Task directions =
Copy out all the lines exactly. Omit pictures.

Source excerpt =

· · ·

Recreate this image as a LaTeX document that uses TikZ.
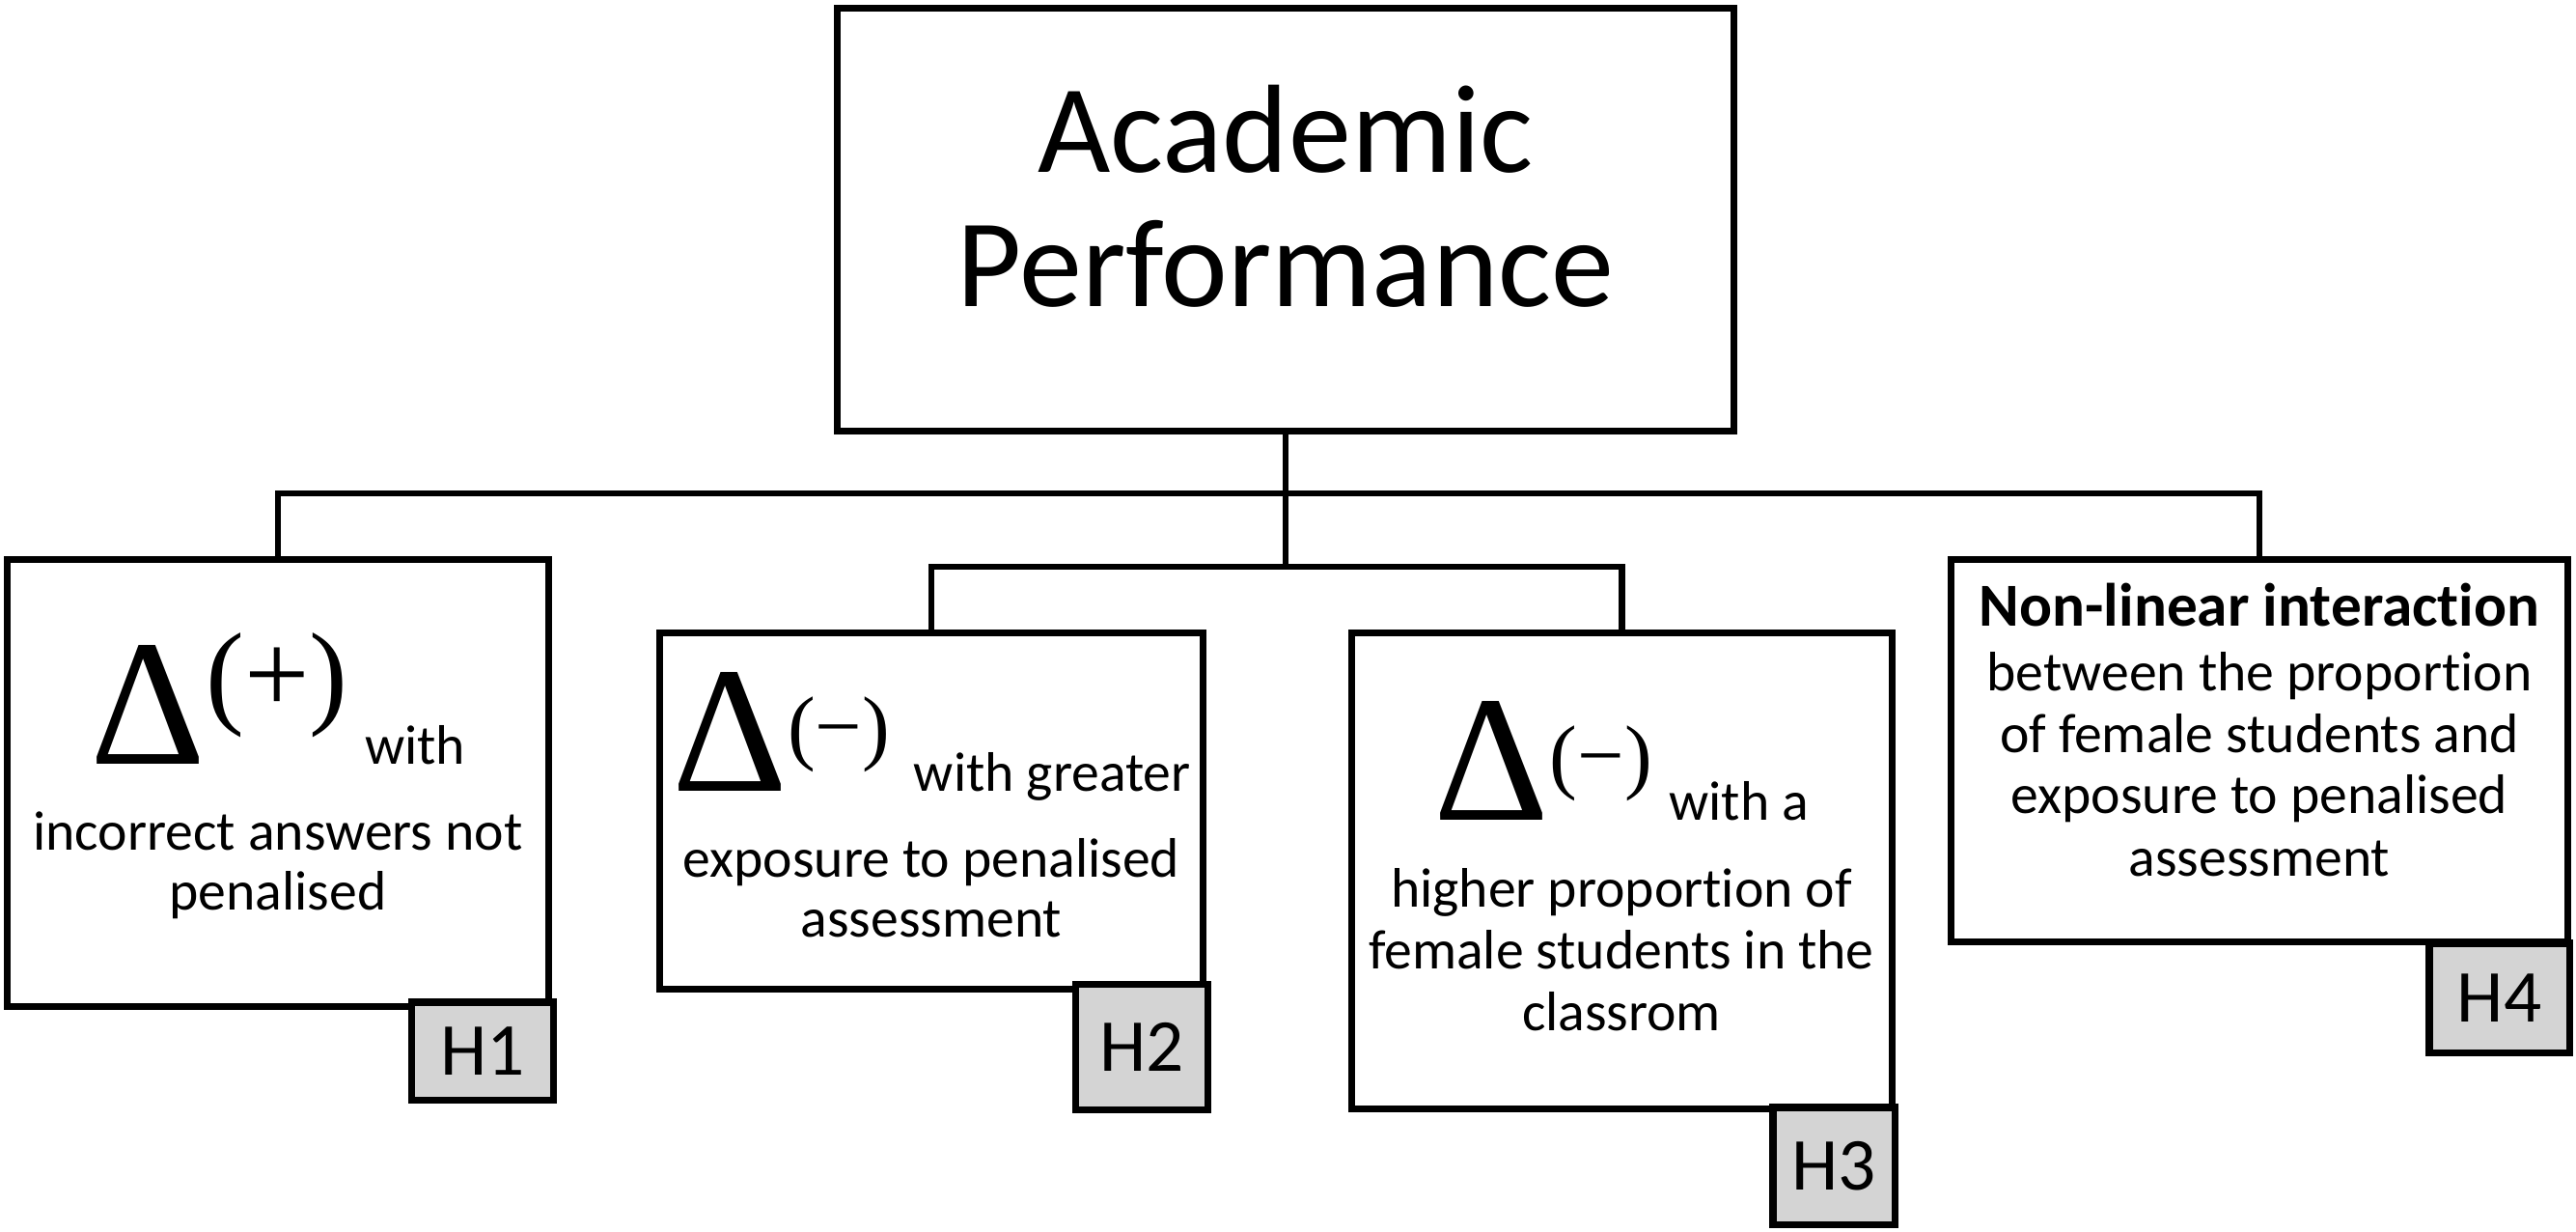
\documentclass[tikz,border=0pt]{standalone}
\usepackage{fontspec}
\setmainfont{Carlito}[Ligatures={NoCommon}]
\newfontfamily\deltafont{Liberation Serif}
\definecolor{taggray}{RGB}{212,212,212}
\newcommand\bigD{{\deltafont\fontsize{53}{53}\selectfont Δ}}
\newcommand\supA[1]{\raisebox{15pt}{\deltafont\fontsize{34}{34}\selectfont (#1)}}
\newcommand\supB[1]{\raisebox{10.8pt}{\deltafont\fontsize{24.5}{24.5}\selectfont (#1)}}
\begin{document}
\begin{tikzpicture}[x=0.01cm,y=-0.01cm,
  box/.style={draw=black, line width=2pt, fill=white, inner sep=0pt},
  tagbox/.style={draw=black, line width=2pt, fill=taggray, inner sep=0pt, font=\fontsize{22}{24}\selectfont},
  conn/.style={line width=1.9pt},
  body/.style={anchor=base, inner sep=0pt, font=\fontsize{16.4}{18}\selectfont},
  headtxt/.style={anchor=base, inner sep=0pt, font=\fontsize{37}{40}\selectfont},
  boldtxt/.style={anchor=base, inner sep=0pt, font=\fontsize{18}{20}\selectfont\bfseries}]
\useasboundingbox (0,0) rectangle (2669,1275);
\fill[white] (0,0) rectangle (2669,1275);

% boxes
\node[box, minimum width=9.28cm, minimum height=4.37cm] (top) at (1332,227.5) {};
\node[box, minimum width=5.60cm, minimum height=4.62cm] (h1) at (288,811) {};
\node[box, minimum width=5.62cm, minimum height=3.68cm] (h2) at (965,840) {};
\node[box, minimum width=5.59cm, minimum height=4.92cm] (h3) at (1680.5,902) {};
\node[box, minimum width=6.38cm, minimum height=3.95cm] (h4) at (2341,777.5) {};

% connectors
\coordinate (ub) at (0,511);
\coordinate (lb) at (0,587);
\draw[conn] (top.south) -- (top.south |- lb);
\draw[conn] (h1.north) -- (h1.north |- ub) -- (h4.north |- ub) -- (h4.north);
\draw[conn] (h2.north) -- (h2.north |- lb) -- (h3.north |- lb) -- (h3.north);

% tags
\node[tagbox, minimum width=1.46cm, minimum height=1.01cm] (t1) at (500,1088.5) {H1};
\node[tagbox, minimum width=1.36cm, minimum height=1.29cm] (t2) at (1183,1084.5) {H2};
\node[tagbox, minimum width=1.26cm, minimum height=1.21cm] (t3) at (1900,1207.5) {H3};
\node[tagbox, minimum width=1.45cm, minimum height=1.13cm] (t4) at (2589.5,1033.5) {H4};

% top text
\node[headtxt] (ta) at (1332,178) {Academic};
\node[headtxt] (tb) at (1332,317) {Performance};

% H1 text
\node[body] (h1a) at (288,791) {\bigD\supA{+}\hspace{5pt}with};
\node[body] (h1b) at (288,880) {incorrect answers not};
\node[body] (h1c) at (288,942) {penalised};

% H2 text
\node[body] (h2a) at (965,819) {\bigD\supB{−}\hspace{7pt}with greater};
\node[body] (h2b) at (965,908) {exposure to penalised};
\node[body] (h2c) at (965,970) {assessment};

% H3 text
\node[body] (h3a) at (1680,849) {\bigD\supB{−}\hspace{5pt}with a};
\node[body] (h3b) at (1680,939) {higher proportion of};
\node[body] (h3c) at (1680,1003) {female students in the};
\node[body] (h3d) at (1680,1067) {classrom};

% H4 text
\node[boldtxt] (h4a) at (2341,648) {Non-linear interaction};
\node[body] (h4b) at (2341,715) {between the proportion};
\node[body] (h4c) at (2341,779) {of female students and};
\node[body] (h4d) at (2341,842) {exposure to penalised};
\node[body] (h4e) at (2341,907) {assessment};
\end{tikzpicture}
\end{document}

· · ·

Answer to this exercise =
Recreate this image as a LaTeX document that uses TikZ.
\documentclass[tikz,border=0pt]{standalone}
\usepackage{fontspec}
\setmainfont{Carlito}[Ligatures={NoCommon}]
\newfontfamily\deltafont{Liberation Serif}
\definecolor{taggray}{RGB}{212,212,212}
\newcommand\bigD{{\deltafont\fontsize{53}{53}\selectfont Δ}}
\newcommand\supA[1]{\raisebox{15pt}{\deltafont\fontsize{34}{34}\selectfont (#1)}}
\newcommand\supB[1]{\raisebox{10.8pt}{\deltafont\fontsize{24.5}{24.5}\selectfont (#1)}}
\begin{document}
\begin{tikzpicture}[x=0.01cm,y=-0.01cm,
  box/.style={draw=black, line width=2pt, fill=white, inner sep=0pt},
  tagbox/.style={draw=black, line width=2pt, fill=taggray, inner sep=0pt, font=\fontsize{22}{24}\selectfont},
  conn/.style={line width=1.9pt},
  body/.style={anchor=base, inner sep=0pt, font=\fontsize{16.4}{18}\selectfont},
  headtxt/.style={anchor=base, inner sep=0pt, font=\fontsize{37}{40}\selectfont},
  boldtxt/.style={anchor=base, inner sep=0pt, font=\fontsize{18}{20}\selectfont\bfseries}]
\useasboundingbox (0,0) rectangle (2669,1275);
\fill[white] (0,0) rectangle (2669,1275);

% boxes
\node[box, minimum width=9.28cm, minimum height=4.37cm] (top) at (1332,227.5) {};
\node[box, minimum width=5.60cm, minimum height=4.62cm] (h1) at (288,811) {};
\node[box, minimum width=5.62cm, minimum height=3.68cm] (h2) at (965,840) {};
\node[box, minimum width=5.59cm, minimum height=4.92cm] (h3) at (1680.5,902) {};
\node[box, minimum width=6.38cm, minimum height=3.95cm] (h4) at (2341,777.5) {};

% connectors
\coordinate (ub) at (0,511);
\coordinate (lb) at (0,587);
\draw[conn] (top.south) -- (top.south |- lb);
\draw[conn] (h1.north) -- (h1.north |- ub) -- (h4.north |- ub) -- (h4.north);
\draw[conn] (h2.north) -- (h2.north |- lb) -- (h3.north |- lb) -- (h3.north);

% tags
\node[tagbox, minimum width=1.46cm, minimum height=1.01cm] (t1) at (500,1088.5) {H1};
\node[tagbox, minimum width=1.36cm, minimum height=1.29cm] (t2) at (1183,1084.5) {H2};
\node[tagbox, minimum width=1.26cm, minimum height=1.21cm] (t3) at (1900,1207.5) {H3};
\node[tagbox, minimum width=1.45cm, minimum height=1.13cm] (t4) at (2589.5,1033.5) {H4};

% top text
\node[headtxt] (ta) at (1332,178) {Academic};
\node[headtxt] (tb) at (1332,317) {Performance};

% H1 text
\node[body] (h1a) at (288,791) {\bigD\supA{+}\hspace{5pt}with};
\node[body] (h1b) at (288,880) {incorrect answers not};
\node[body] (h1c) at (288,942) {penalised};

% H2 text
\node[body] (h2a) at (965,819) {\bigD\supB{−}\hspace{7pt}with greater};
\node[body] (h2b) at (965,908) {exposure to penalised};
\node[body] (h2c) at (965,970) {assessment};

% H3 text
\node[body] (h3a) at (1680,849) {\bigD\supB{−}\hspace{5pt}with a};
\node[body] (h3b) at (1680,939) {higher proportion of};
\node[body] (h3c) at (1680,1003) {female students in the};
\node[body] (h3d) at (1680,1067) {classrom};

% H4 text
\node[boldtxt] (h4a) at (2341,648) {Non-linear interaction};
\node[body] (h4b) at (2341,715) {between the proportion};
\node[body] (h4c) at (2341,779) {of female students and};
\node[body] (h4d) at (2341,842) {exposure to penalised};
\node[body] (h4e) at (2341,907) {assessment};
\end{tikzpicture}
\end{document}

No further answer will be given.